Buna benzer vadilerde arkadaşım Ekrem İpek ile defalarca yürüdük, Ümit Kırcalı arkadaşımız böyle bir parkurda bizimle ilk yürüyen bayan arkadaşımız oldu. Böyle bir parkurda yürümek istediğini karşılaşmalarımızda söylemişti. Daha önce gruplarla yürüyüşlerimizde birlikte yürümüştük. Arkadaşımla hava düzelir düzelmez yürümek için anlaşmıştık, işte o gün gelmişti. Sabah soğuksu virajlarına doğru yol alırken yürüyeceğimiz parkur kafamda tam olarak netleşmemişti, gönlüm Karaali deresini istiyordu ama zorluğu nedeniyle içimden başka bir ses yine aynı bölgede başka bir vadiyi gösteriyordu. Sonuçta Karaali deresine giden parkurda arkadaşlarımla yürümeye başlamıştık, arkadaşlarımın daha önce bu parkurda yürümemiş olmaları onlar için de değişik bir deneyim olacaktı. Hava oldukça sıcaktı, böyle zorlu parkurlarda sıcak havanın etkisi olumsuz oluyor. Umudumuz derede suyun olması, su ihitiyacımız doğal olarak artacak. Yangın kulesine giden yolun başında arabamızdan inerek yürümeye başladık. Aşağımızda Datça yolu bir yılan gibi kıvrılarak uzanıyordu, karşılarda Ege denizi tarafında manzaralar çok güzeldi. Bu yürüyüşümüzde değişik çiçeklere rastladık, sol taraftaki sarı çiçekler bunlardan biriydi.

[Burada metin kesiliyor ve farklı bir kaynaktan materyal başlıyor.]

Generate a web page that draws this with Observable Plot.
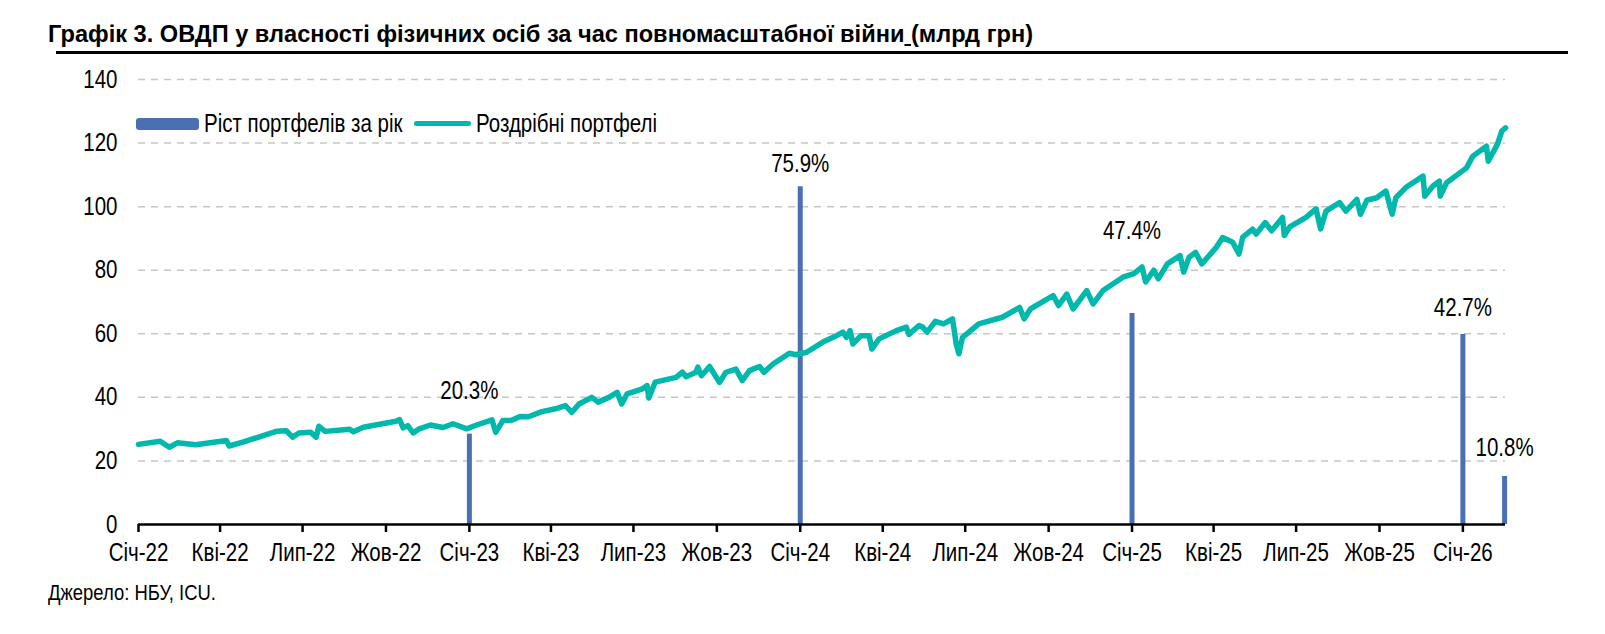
<!DOCTYPE html>
<html><head><meta charset="utf-8">
<script src="https://cdn.jsdelivr.net/npm/d3@7"></script>
<script src="https://cdn.jsdelivr.net/npm/@observablehq/plot@0.6"></script>
<style>
  html,body{margin:0;padding:0;background:#fff;}
  #wrap{position:relative;width:1605px;height:634px;overflow:hidden;font-family:'Liberation Sans',Arial,sans-serif;color:#000;}
  .nx{display:inline-block;transform:scaleX(0.82);transform-origin:left center;white-space:nowrap;}
  #title{position:absolute;left:48px;top:21px;font-weight:bold;font-size:23px;white-space:nowrap;}
  #rule{position:absolute;left:56px;top:51px;width:1512px;height:2.5px;background:#000;}
  #chart{position:absolute;left:0;top:60px;}
  #source{position:absolute;left:48px;top:580px;font-size:22.5px;}
  .leg{position:absolute;font-size:25px;white-space:nowrap;line-height:25px;}
  [aria-label="x-axis tick"]{stroke-width:2.5px;}
</style></head>
<body><div id="wrap">
<div id="title"><span class="nx" id="titleText">Графік 3. ОВДП у власності фізичних осіб за час повномасштабної війни<u> </u>(млрд грн)</span></div>
<div id="rule"></div>
<div id="chart"></div>
<div id="legend">
  <div id="sw1" style="position:absolute;left:136px;top:118px;width:63px;height:12px;background:#4a70b3;border-radius:3px;"></div>
  <div class="leg" id="lt1" style="left:204px;top:111px;"><span class="nx">Ріст портфелів за рік</span></div>
  <div id="sw2" style="position:absolute;left:400px;top:121px;width:57px;height:5px;background:#00b8ac;border-radius:3px;"></div>
  <div class="leg" id="lt2" style="left:462px;top:111px;"><span class="nx">Роздрібні портфелі</span></div>
</div>
<div id="source"><span class="nx">Джерело: НБУ, ICU.</span></div>
</div>
<script>
// Retail portfolio (bn UAH)
const lineDates = [
"2022-01-01","2022-01-25","2022-02-04","2022-02-13","2022-03-05","2022-04-08","2022-04-11","2022-04-26",
"2022-06-02","2022-06-13","2022-06-20","2022-06-27","2022-07-10","2022-07-16","2022-07-19","2022-07-26",
"2022-08-22","2022-08-26","2022-09-06","2022-10-12","2022-10-16","2022-10-20","2022-10-25","2022-10-31",
"2022-11-06","2022-11-19","2022-12-03","2022-12-14","2022-12-29","2023-01-09","2023-01-26","2023-01-30",
"2023-02-07","2023-02-16","2023-02-26","2023-03-07","2023-03-22","2023-04-06","2023-04-17","2023-04-24",
"2023-05-02","2023-05-16","2023-05-23","2023-06-04","2023-06-13","2023-06-18","2023-06-24","2023-07-11",
"2023-07-16","2023-07-18","2023-07-25","2023-08-17","2023-08-24","2023-08-28","2023-09-08","2023-09-10",
"2023-09-14","2023-09-23","2023-10-04","2023-10-11","2023-10-22","2023-10-29","2023-11-06","2023-11-17",
"2023-11-22","2023-12-02","2023-12-20","2023-12-27","2024-01-08","2024-01-26","2024-02-10","2024-02-17",
"2024-02-21","2024-02-25","2024-02-28","2024-03-08","2024-03-17","2024-03-20","2024-03-28","2024-04-16",
"2024-04-27","2024-04-30","2024-05-11","2024-05-15","2024-05-20","2024-05-29","2024-06-07","2024-06-17",
"2024-06-21","2024-06-24","2024-06-28","2024-07-09","2024-07-16","2024-08-11","2024-08-30","2024-09-04",
"2024-09-11","2024-10-06","2024-10-12","2024-10-21","2024-10-28","2024-11-12","2024-11-19","2024-11-30",
"2024-12-22","2025-01-03","2025-01-12","2025-01-16","2025-01-25","2025-01-30","2025-02-09","2025-02-23",
"2025-02-27","2025-03-05","2025-03-12","2025-03-19","2025-04-04","2025-04-11","2025-04-22","2025-04-29",
"2025-05-03","2025-05-14","2025-05-18","2025-05-28","2025-06-04","2025-06-16","2025-06-18","2025-06-24",
"2025-07-12","2025-07-23","2025-07-28","2025-08-03","2025-08-18","2025-08-25","2025-09-06","2025-09-10",
"2025-09-17","2025-09-28","2025-10-08","2025-10-15","2025-10-19","2025-10-30","2025-11-18","2025-11-20",
"2025-11-29","2025-12-06","2025-12-07","2025-12-14","2026-01-05","2026-01-12","2026-01-27","2026-01-29",
"2026-02-08","2026-02-13","2026-02-17"];
const lineValues = [
25.2,26.2,24.3,25.7,25.1,26.4,24.7,25.9,
29.3,29.5,27.5,28.8,29.0,27.5,30.9,29.3,
30.0,29.2,30.6,32.5,33.0,30.4,31.1,28.8,
30.0,31.3,30.5,31.7,30.1,31.3,32.9,29.0,
32.7,32.7,34.0,33.9,35.5,36.4,37.4,35.3,
37.9,40.0,38.5,40.0,41.6,37.9,41.1,42.7,
43.7,39.8,44.8,46.3,47.9,46.5,47.9,49.5,
46.8,49.7,44.7,47.9,48.9,45.3,48.4,49.7,
47.9,50.5,53.9,53.4,54.2,57.4,59.4,60.5,
58.9,61.0,56.8,59.4,59.4,55.2,58.4,61.0,
62.1,59.8,62.6,62.1,60.5,63.9,63.1,64.7,
56.8,53.7,58.9,61.5,63.1,65.2,68.3,64.7,
67.8,72.0,68.9,72.5,67.8,73.6,69.4,73.6,
77.8,78.9,81.0,76.3,80.0,77.3,82.0,84.6,
79.4,84.1,85.6,82.0,87.2,90.3,88.8,85.1,
90.3,92.9,91.4,95.0,92.4,96.6,90.9,93.6,
96.6,99.3,93.0,98.6,101.3,98.6,102.3,97.6,
102.0,102.8,104.9,97.6,102.8,106.0,109.6,103.3,
106.5,108.0,103.3,107.5,112.2,115.9,119.0,114.3,
119.6,123.8,124.8];

// Annual portfolio growth (%) – secondary axis 0..100%
const barDates = ["2023-01-01","2024-01-01","2025-01-01","2026-01-01","2026-02-16"];
const barPcts = [20.3, 75.9, 47.4, 42.7, 10.8];

// Axis
const yTicks = [0,20,40,60,80,100,120,140];
const monthLabels = {0:"Січ",3:"Кві",6:"Лип",9:"Жов"};

// style / layout (not data)
const secondaryScale = 140 / 100;
const labelOffsets = [-35, -15, -75, -18, -20];
const TEAL = "#00b8ac", BLUE = "#4a70b3";
const FONT = "'Liberation Sans',Arial,sans-serif";

const series = lineDates.map((d,i)=>({date:new Date(d), value:lineValues[i]}));
const bars = barDates.map((d,i)=>({date:new Date(d), pct:barPcts[i], dy:labelOffsets[i]}));
const xStart = new Date("2022-01-01"), xEnd = new Date("2026-02-17");
const tickDates = d3.utcMonths(xStart, new Date("2026-01-02"), 3);

const chart = Plot.plot({
  width:1605, height:520,
  marginLeft:138, marginRight:100, marginTop:19, marginBottom:56,
  style:{fontFamily:FONT, fontSize:"25px", color:"#000", background:"transparent", overflow:"visible"},
  x:{type:"utc", domain:[xStart,xEnd], ticks:tickDates, tickFormat:d=>monthLabels[d.getUTCMonth()]+"-"+String(d.getUTCFullYear()).slice(2), tickSize:8, tickPadding:11, label:null},
  y:{domain:[0,140], ticks:yTicks, tickSize:0, tickPadding:21, label:null},
  marks:[
    Plot.ruleY(yTicks.filter(d=>d>0), {stroke:"#c6c6c6", strokeWidth:1.5, strokeDasharray:"7,6"}),
    Plot.ruleX(bars, {x:"date", y1:0, y2:d=>d.pct*secondaryScale, stroke:BLUE, strokeWidth:5}),
    Plot.line(series, {x:"date", y:"value", stroke:TEAL, strokeWidth:5.5, strokeLinejoin:"round", strokeLinecap:"round"}),
    Plot.ruleY([0], {stroke:"#000", strokeWidth:2.5}),
    ...bars.map(b=>Plot.text([b], {x:"date", y:d=>d.pct*secondaryScale, text:d=>d.pct.toFixed(1)+"%", dy:b.dy, lineAnchor:"bottom", fill:"#000", fontSize:25}))
  ]
});
document.getElementById("chart").appendChild(chart);

// narrow (Arial Narrow-like) glyphs: horizontal squeeze around each text's anchor
chart.querySelectorAll("text").forEach(el => {
  const t = el.getAttribute("transform") || "";
  const x = parseFloat(el.getAttribute("x") || "0") || 0;
  el.setAttribute("transform", `${t} translate(${x},0) scale(0.82,1) translate(${-x},0)`);
});

// legend layout after the first label's real width
const wrapLeft = document.getElementById("wrap").getBoundingClientRect().left;
const r1 = document.querySelector("#lt1 .nx").getBoundingClientRect().right - wrapLeft;
const sw2 = document.getElementById("sw2");
sw2.style.left = (r1 + 11) + "px";
document.getElementById("lt2").style.left = (r1 + 11 + 57 + 5) + "px";

// fit the title to its width in the reference
const tt = document.getElementById("titleText");
tt.style.transform = "none";
const w = tt.getBoundingClientRect().width;
tt.style.transform = "scaleX(" + (985 / w) + ")";
</script>
</body></html>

Yangın kulesine kadar 2 km yürümüşüz, oradan Akdeniz tarafına yönelerek Karaali vadisine doğru dikenimsi bitkilerin arasından yürümeye başladık. Yaban eşeklerinin çokça bulunduğu bir bölge, arkadaşlarıma geçen gelişimde burada bir grup yaban eşeğine rastlamıştık der demez günün ilk yaban eşeğini gördük. Uzaktan merakla bize bakıyordu. Aşağılarda , karşılarda inanılmaz güzel manzaralar vardı ama sabah erken saatlerde başlayan sıcak hava puslu bir atmosfer yaratmıştı, fotoğraf çekmek için uygun değildi. Artık dönüşte bu manzaraları görüntüleriz diye düşündük.
Katır tırnakları, sıklemenler yolumuzun üzerinde, özellikle katırtırnağı çiçekleri buralarda çok yaygındı. Sık bir bitki örtüsü var, eşeklerin oluşturduğu patikaları takip ediyoruz.

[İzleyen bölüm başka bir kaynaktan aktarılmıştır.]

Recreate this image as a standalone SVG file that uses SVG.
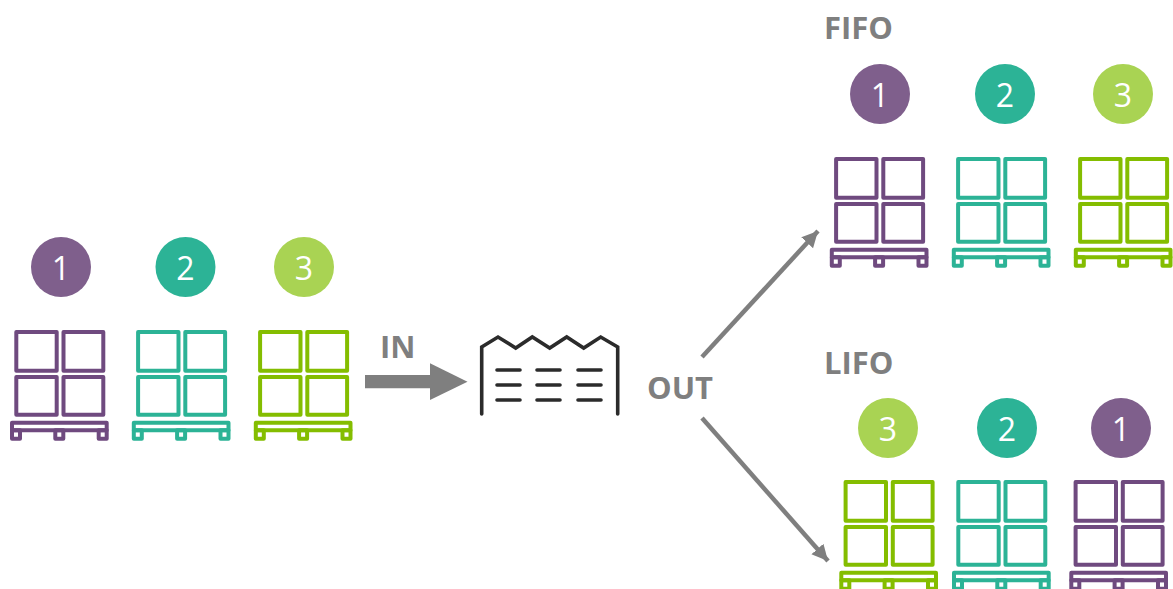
<svg xmlns="http://www.w3.org/2000/svg" width="1173" height="589" viewBox="0 0 1173 589">
<style>
.lbl{font-family:"Open Sans","Liberation Sans",sans-serif;font-weight:700;font-size:31px;fill:#7f7f7f}
.num{font-family:"Open Sans","Liberation Sans",sans-serif;font-size:32px;fill:#fff;text-anchor:middle}
.p{fill:none;stroke-width:4;stroke-linejoin:round}
.purple{stroke:#6f4a7f}.teal{stroke:#2cb396}.green{stroke:#84bd00}
.conn{stroke:#7f7f7f;stroke-width:4.500;fill:none}
.wh{fill:none;stroke:#2b2b2b;stroke-width:3.600;stroke-linecap:round;stroke-linejoin:miter}
</style>
<defs>
<g id="pallet">
<rect x="6.300" y="2" width="40.400" height="38.700"/>
<rect x="53.500" y="2" width="39.800" height="38.700"/>
<rect x="6.300" y="47" width="40.400" height="37.700"/>
<rect x="53.500" y="47" width="39.800" height="37.700"/>
<rect x="2" y="92.700" width="94.700" height="7.600"/>
<rect x="2" y="100.300" width="8" height="8.400"/>
<rect x="45.300" y="100.300" width="8" height="8.400"/>
<rect x="88.700" y="100.300" width="8" height="8.400"/>
</g>
<marker id="ah" markerUnits="userSpaceOnUse" markerWidth="18" markerHeight="18" refX="16" refY="8" orient="auto"><path d="M0 0L16 8L0 16Z" fill="#7f7f7f"/></marker>
</defs>
<g id="connectors">
<path d="M365 381.700H432" stroke="#7f7f7f" stroke-width="13.300" fill="none"/>
<path d="M430 363.300L467.500 381.700L430 400Z" fill="#7f7f7f"/>
<path class="conn" d="M702 357L818 231" marker-end="url(#ah)"/>
<path class="conn" d="M702 418L828 561" marker-end="url(#ah)"/>
</g>
<g id="warehouse">
<path class="wh" d="M481.700 414V347L498 337L515.700 348L532.300 337L549.700 348L566.700 337L583.700 348L600.700 337L617.700 347V414"/>
<path class="wh" d="M497 370H520M537 370H560M578 370H601M497 385H520M537 385H560M578 385H601M497 400H520M537 400H560M578 400H601"/>
</g>
<g id="in-1"><circle cx="61" cy="267" r="30" fill="#7f5f8c"/><text class="num" x="61" y="280">1</text><use href="#pallet" class="p purple" x="10" y="330"/></g>
<g id="in-2"><circle cx="185.500" cy="267" r="30" fill="#2cb396"/><text class="num" x="185.500" y="280">2</text><use href="#pallet" class="p teal" x="131.800" y="330"/></g>
<g id="in-3"><circle cx="304" cy="267" r="30" fill="#a9d353"/><text class="num" x="304" y="280">3</text><use href="#pallet" class="p green" x="253.800" y="330"/></g>
<g id="fifo-1"><circle cx="880" cy="94" r="30" fill="#7f5f8c"/><text class="num" x="880" y="107">1</text><use href="#pallet" class="p purple" x="829.800" y="157"/></g>
<g id="fifo-2"><circle cx="1005" cy="94" r="30" fill="#2cb396"/><text class="num" x="1005" y="107">2</text><use href="#pallet" class="p teal" x="951.800" y="157"/></g>
<g id="fifo-3"><circle cx="1123" cy="94" r="30" fill="#a9d353"/><text class="num" x="1123" y="107">3</text><use href="#pallet" class="p green" x="1073.800" y="157"/></g>
<g id="lifo-3"><circle cx="888" cy="428" r="30" fill="#a9d353"/><text class="num" x="888" y="441">3</text><use href="#pallet" class="p green" x="839.300" y="480"/></g>
<g id="lifo-2"><circle cx="1007" cy="428" r="30" fill="#2cb396"/><text class="num" x="1007" y="441">2</text><use href="#pallet" class="p teal" x="952" y="480"/></g>
<g id="lifo-1"><circle cx="1121" cy="428" r="30" fill="#7f5f8c"/><text class="num" x="1121" y="441">1</text><use href="#pallet" class="p purple" x="1069.300" y="480"/></g>
<text class="lbl" x="380" y="358">IN</text>
<text class="lbl" x="647" y="399">OUT</text>
<text class="lbl" x="824" y="39">FIFO</text>
<text class="lbl" x="824" y="374">LIFO</text>
</svg>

Biraz yürüdükten sonra karşılarda bir grup yaban eşeği bize bakmaktaydı, önce üç tanesini gördük, biraz sonra dört, beş derken eşeklerin sayısı arttı. Akdeniz tarafında uzanan kara parçaları fantastik bir görüntü oluşturuyordu. Vadiye doğru ise her yer sarp dağlarla kaplıydı, vadiye inebilmek için en ucuna doğru yürümek gerekiyor, diğer kısımlar çok sarp.

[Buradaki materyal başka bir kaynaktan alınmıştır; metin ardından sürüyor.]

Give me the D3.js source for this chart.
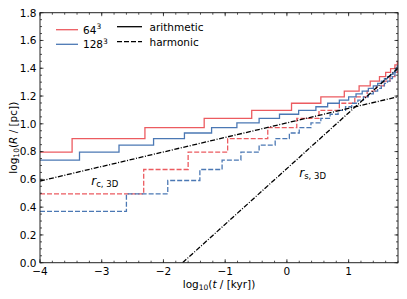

Arkadaşlarımız ilk kez yürüdükleri bu doğaya hayranlıkla bakarak mutluluklarını dile getiriyorlardı.
Sarp yamaçlarla kaplı vadilerden birinde Karali deresine doğru akan bir dereyi geçtik, suyu ilk görüşümüz. Su hayat demek, yaşamın ve bu doğadaki güzelliklerin kaynağı.
Merhaba,
Yuruyuslerinizin gps kayitlari var midir?